start MATERIAL
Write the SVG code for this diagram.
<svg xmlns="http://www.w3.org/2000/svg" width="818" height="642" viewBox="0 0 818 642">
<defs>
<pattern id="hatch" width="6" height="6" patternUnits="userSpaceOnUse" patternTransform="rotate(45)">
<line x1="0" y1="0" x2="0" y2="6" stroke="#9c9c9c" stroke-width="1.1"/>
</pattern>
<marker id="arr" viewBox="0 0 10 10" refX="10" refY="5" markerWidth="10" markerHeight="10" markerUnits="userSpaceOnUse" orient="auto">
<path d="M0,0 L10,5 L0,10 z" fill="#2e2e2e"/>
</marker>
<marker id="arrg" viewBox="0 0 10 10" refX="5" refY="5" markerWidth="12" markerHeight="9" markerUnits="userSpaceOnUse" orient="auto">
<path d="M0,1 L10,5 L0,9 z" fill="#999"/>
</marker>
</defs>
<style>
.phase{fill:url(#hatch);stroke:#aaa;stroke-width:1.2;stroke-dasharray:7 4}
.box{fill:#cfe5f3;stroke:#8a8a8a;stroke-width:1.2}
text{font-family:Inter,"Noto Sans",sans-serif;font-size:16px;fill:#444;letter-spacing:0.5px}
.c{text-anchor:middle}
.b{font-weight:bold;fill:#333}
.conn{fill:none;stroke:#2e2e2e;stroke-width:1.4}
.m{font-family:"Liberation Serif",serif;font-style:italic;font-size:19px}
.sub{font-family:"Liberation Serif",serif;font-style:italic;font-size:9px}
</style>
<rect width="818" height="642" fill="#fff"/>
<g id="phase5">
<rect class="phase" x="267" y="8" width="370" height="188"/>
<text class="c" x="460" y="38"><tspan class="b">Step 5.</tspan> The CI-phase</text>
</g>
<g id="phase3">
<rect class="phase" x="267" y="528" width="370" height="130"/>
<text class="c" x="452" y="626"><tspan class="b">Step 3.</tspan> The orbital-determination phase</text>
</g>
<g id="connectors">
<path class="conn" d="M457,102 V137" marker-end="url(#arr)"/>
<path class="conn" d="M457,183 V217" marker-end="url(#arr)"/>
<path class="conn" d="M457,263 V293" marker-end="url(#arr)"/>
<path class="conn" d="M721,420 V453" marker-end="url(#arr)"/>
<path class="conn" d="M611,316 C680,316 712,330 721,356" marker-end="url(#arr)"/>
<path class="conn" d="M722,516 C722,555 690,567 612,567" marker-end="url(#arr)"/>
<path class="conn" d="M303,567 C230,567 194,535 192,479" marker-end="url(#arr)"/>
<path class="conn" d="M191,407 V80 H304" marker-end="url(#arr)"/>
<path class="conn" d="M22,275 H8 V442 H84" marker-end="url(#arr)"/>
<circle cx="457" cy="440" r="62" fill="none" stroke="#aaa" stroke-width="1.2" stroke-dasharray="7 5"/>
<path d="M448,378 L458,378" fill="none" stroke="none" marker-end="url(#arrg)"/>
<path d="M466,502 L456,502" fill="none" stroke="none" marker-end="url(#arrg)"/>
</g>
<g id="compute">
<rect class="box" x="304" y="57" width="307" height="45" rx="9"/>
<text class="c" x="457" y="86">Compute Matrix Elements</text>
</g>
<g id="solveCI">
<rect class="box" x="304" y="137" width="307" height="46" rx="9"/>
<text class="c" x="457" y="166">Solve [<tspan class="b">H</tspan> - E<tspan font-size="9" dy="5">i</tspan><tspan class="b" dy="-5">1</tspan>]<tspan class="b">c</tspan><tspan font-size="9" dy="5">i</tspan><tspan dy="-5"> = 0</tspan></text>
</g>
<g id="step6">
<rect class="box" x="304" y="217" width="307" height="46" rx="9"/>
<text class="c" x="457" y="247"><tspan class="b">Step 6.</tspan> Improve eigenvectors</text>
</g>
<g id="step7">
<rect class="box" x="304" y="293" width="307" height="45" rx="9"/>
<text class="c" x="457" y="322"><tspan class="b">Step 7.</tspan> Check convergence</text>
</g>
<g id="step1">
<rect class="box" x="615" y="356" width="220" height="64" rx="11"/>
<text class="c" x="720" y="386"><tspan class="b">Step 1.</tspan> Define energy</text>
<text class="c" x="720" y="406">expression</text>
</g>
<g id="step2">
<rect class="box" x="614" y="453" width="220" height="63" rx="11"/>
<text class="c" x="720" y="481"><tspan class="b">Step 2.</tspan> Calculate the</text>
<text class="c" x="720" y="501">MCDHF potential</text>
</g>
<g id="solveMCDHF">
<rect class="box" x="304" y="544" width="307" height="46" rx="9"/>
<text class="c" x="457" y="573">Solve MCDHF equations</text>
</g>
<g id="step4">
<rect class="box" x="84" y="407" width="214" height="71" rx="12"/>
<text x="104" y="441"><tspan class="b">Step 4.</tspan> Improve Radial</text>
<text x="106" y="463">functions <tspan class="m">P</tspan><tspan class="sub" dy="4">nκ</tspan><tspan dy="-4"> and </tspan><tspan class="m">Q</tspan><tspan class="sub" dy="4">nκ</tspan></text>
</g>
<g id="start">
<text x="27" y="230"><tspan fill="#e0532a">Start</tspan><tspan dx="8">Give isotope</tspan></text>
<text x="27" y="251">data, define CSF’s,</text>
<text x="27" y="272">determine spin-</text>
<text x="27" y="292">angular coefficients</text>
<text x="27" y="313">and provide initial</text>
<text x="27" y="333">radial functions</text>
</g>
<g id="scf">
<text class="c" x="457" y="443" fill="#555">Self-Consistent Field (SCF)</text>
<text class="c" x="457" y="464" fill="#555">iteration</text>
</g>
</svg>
end MATERIAL
→ YOUR GOAL: Quote the data above in full, changing nothing.

→ RIGHT ANSWER:
Write the SVG code for this diagram.
<svg xmlns="http://www.w3.org/2000/svg" width="818" height="642" viewBox="0 0 818 642">
<defs>
<pattern id="hatch" width="6" height="6" patternUnits="userSpaceOnUse" patternTransform="rotate(45)">
<line x1="0" y1="0" x2="0" y2="6" stroke="#9c9c9c" stroke-width="1.1"/>
</pattern>
<marker id="arr" viewBox="0 0 10 10" refX="10" refY="5" markerWidth="10" markerHeight="10" markerUnits="userSpaceOnUse" orient="auto">
<path d="M0,0 L10,5 L0,10 z" fill="#2e2e2e"/>
</marker>
<marker id="arrg" viewBox="0 0 10 10" refX="5" refY="5" markerWidth="12" markerHeight="9" markerUnits="userSpaceOnUse" orient="auto">
<path d="M0,1 L10,5 L0,9 z" fill="#999"/>
</marker>
</defs>
<style>
.phase{fill:url(#hatch);stroke:#aaa;stroke-width:1.2;stroke-dasharray:7 4}
.box{fill:#cfe5f3;stroke:#8a8a8a;stroke-width:1.2}
text{font-family:Inter,"Noto Sans",sans-serif;font-size:16px;fill:#444;letter-spacing:0.5px}
.c{text-anchor:middle}
.b{font-weight:bold;fill:#333}
.conn{fill:none;stroke:#2e2e2e;stroke-width:1.4}
.m{font-family:"Liberation Serif",serif;font-style:italic;font-size:19px}
.sub{font-family:"Liberation Serif",serif;font-style:italic;font-size:9px}
</style>
<rect width="818" height="642" fill="#fff"/>
<g id="phase5">
<rect class="phase" x="267" y="8" width="370" height="188"/>
<text class="c" x="460" y="38"><tspan class="b">Step 5.</tspan> The CI-phase</text>
</g>
<g id="phase3">
<rect class="phase" x="267" y="528" width="370" height="130"/>
<text class="c" x="452" y="626"><tspan class="b">Step 3.</tspan> The orbital-determination phase</text>
</g>
<g id="connectors">
<path class="conn" d="M457,102 V137" marker-end="url(#arr)"/>
<path class="conn" d="M457,183 V217" marker-end="url(#arr)"/>
<path class="conn" d="M457,263 V293" marker-end="url(#arr)"/>
<path class="conn" d="M721,420 V453" marker-end="url(#arr)"/>
<path class="conn" d="M611,316 C680,316 712,330 721,356" marker-end="url(#arr)"/>
<path class="conn" d="M722,516 C722,555 690,567 612,567" marker-end="url(#arr)"/>
<path class="conn" d="M303,567 C230,567 194,535 192,479" marker-end="url(#arr)"/>
<path class="conn" d="M191,407 V80 H304" marker-end="url(#arr)"/>
<path class="conn" d="M22,275 H8 V442 H84" marker-end="url(#arr)"/>
<circle cx="457" cy="440" r="62" fill="none" stroke="#aaa" stroke-width="1.2" stroke-dasharray="7 5"/>
<path d="M448,378 L458,378" fill="none" stroke="none" marker-end="url(#arrg)"/>
<path d="M466,502 L456,502" fill="none" stroke="none" marker-end="url(#arrg)"/>
</g>
<g id="compute">
<rect class="box" x="304" y="57" width="307" height="45" rx="9"/>
<text class="c" x="457" y="86">Compute Matrix Elements</text>
</g>
<g id="solveCI">
<rect class="box" x="304" y="137" width="307" height="46" rx="9"/>
<text class="c" x="457" y="166">Solve [<tspan class="b">H</tspan> - E<tspan font-size="9" dy="5">i</tspan><tspan class="b" dy="-5">1</tspan>]<tspan class="b">c</tspan><tspan font-size="9" dy="5">i</tspan><tspan dy="-5"> = 0</tspan></text>
</g>
<g id="step6">
<rect class="box" x="304" y="217" width="307" height="46" rx="9"/>
<text class="c" x="457" y="247"><tspan class="b">Step 6.</tspan> Improve eigenvectors</text>
</g>
<g id="step7">
<rect class="box" x="304" y="293" width="307" height="45" rx="9"/>
<text class="c" x="457" y="322"><tspan class="b">Step 7.</tspan> Check convergence</text>
</g>
<g id="step1">
<rect class="box" x="615" y="356" width="220" height="64" rx="11"/>
<text class="c" x="720" y="386"><tspan class="b">Step 1.</tspan> Define energy</text>
<text class="c" x="720" y="406">expression</text>
</g>
<g id="step2">
<rect class="box" x="614" y="453" width="220" height="63" rx="11"/>
<text class="c" x="720" y="481"><tspan class="b">Step 2.</tspan> Calculate the</text>
<text class="c" x="720" y="501">MCDHF potential</text>
</g>
<g id="solveMCDHF">
<rect class="box" x="304" y="544" width="307" height="46" rx="9"/>
<text class="c" x="457" y="573">Solve MCDHF equations</text>
</g>
<g id="step4">
<rect class="box" x="84" y="407" width="214" height="71" rx="12"/>
<text x="104" y="441"><tspan class="b">Step 4.</tspan> Improve Radial</text>
<text x="106" y="463">functions <tspan class="m">P</tspan><tspan class="sub" dy="4">nκ</tspan><tspan dy="-4"> and </tspan><tspan class="m">Q</tspan><tspan class="sub" dy="4">nκ</tspan></text>
</g>
<g id="start">
<text x="27" y="230"><tspan fill="#e0532a">Start</tspan><tspan dx="8">Give isotope</tspan></text>
<text x="27" y="251">data, define CSF’s,</text>
<text x="27" y="272">determine spin-</text>
<text x="27" y="292">angular coefficients</text>
<text x="27" y="313">and provide initial</text>
<text x="27" y="333">radial functions</text>
</g>
<g id="scf">
<text class="c" x="457" y="443" fill="#555">Self-Consistent Field (SCF)</text>
<text class="c" x="457" y="464" fill="#555">iteration</text>
</g>
</svg>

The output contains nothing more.